Sunday, December 7, 2008

"The Velocity Factor"

In John Mauldin's latest Thoughts from the Frontline newsletter, "The Velocity Factor" (PDF), Mauldin argues that the Federal Reserve "not really expanding the money supply, so far" because the expansionary effects of Federal Reserve actions so far have been offset, to a large extent, by the decrease in the velocity of money as financial innovations that increased velocity (e.g., securitization) are being unwound. Mauldin asks,

How much monetization will be enough to halt deflation and overcome the slowdown in the velocity of money and the rise in personal savings? No one knows. There is no fancy equation or model which can encompass all the factors, or at least not one I know of.
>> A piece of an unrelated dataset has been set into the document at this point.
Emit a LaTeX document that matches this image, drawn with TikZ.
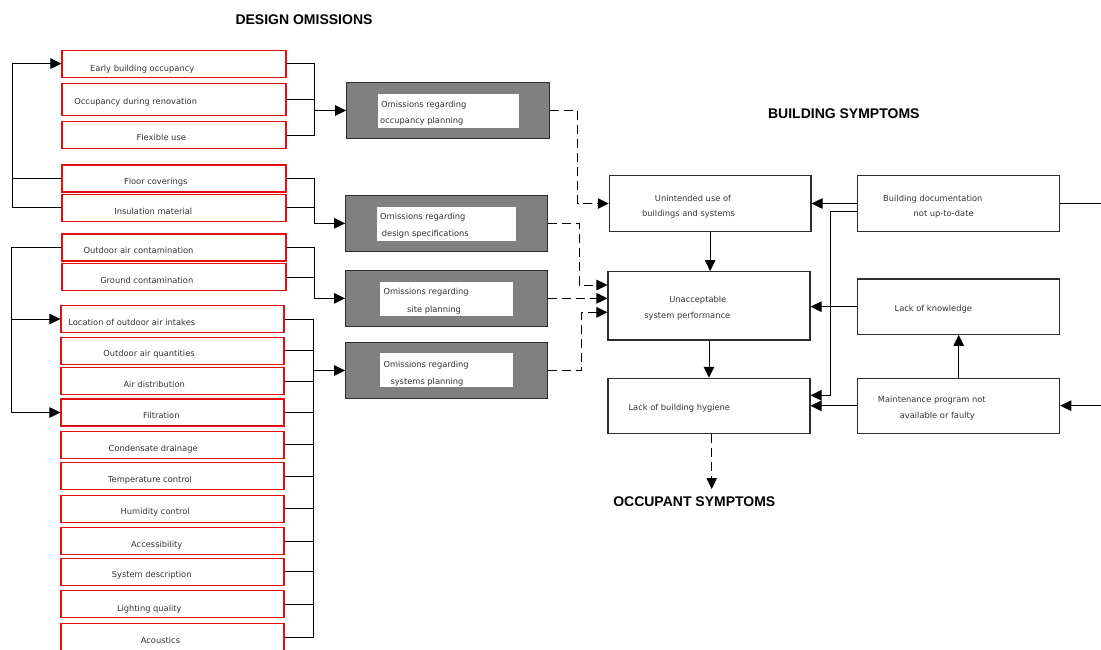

We will also soon see which of the additional deflation-fighting policies that Bernanke outlined in his 2002 "helicopter" speech the Fed will adopt. It is highly likely that we will see more than a few of them. It is quite possible that we will see the Fed start to set rates on longer-term bills and even bonds in an effort to pull down longer-term rates for corporations and individuals.

We will explore all the deflation-fighting options and what the results might be in future letters, but remember that there will come a time when the Fed will have to "take back" some of the liquidity they are going to provide. That means we could be in for a multi-year period of slow growth after we pull out of this recession. And this recession could easily last through 2009.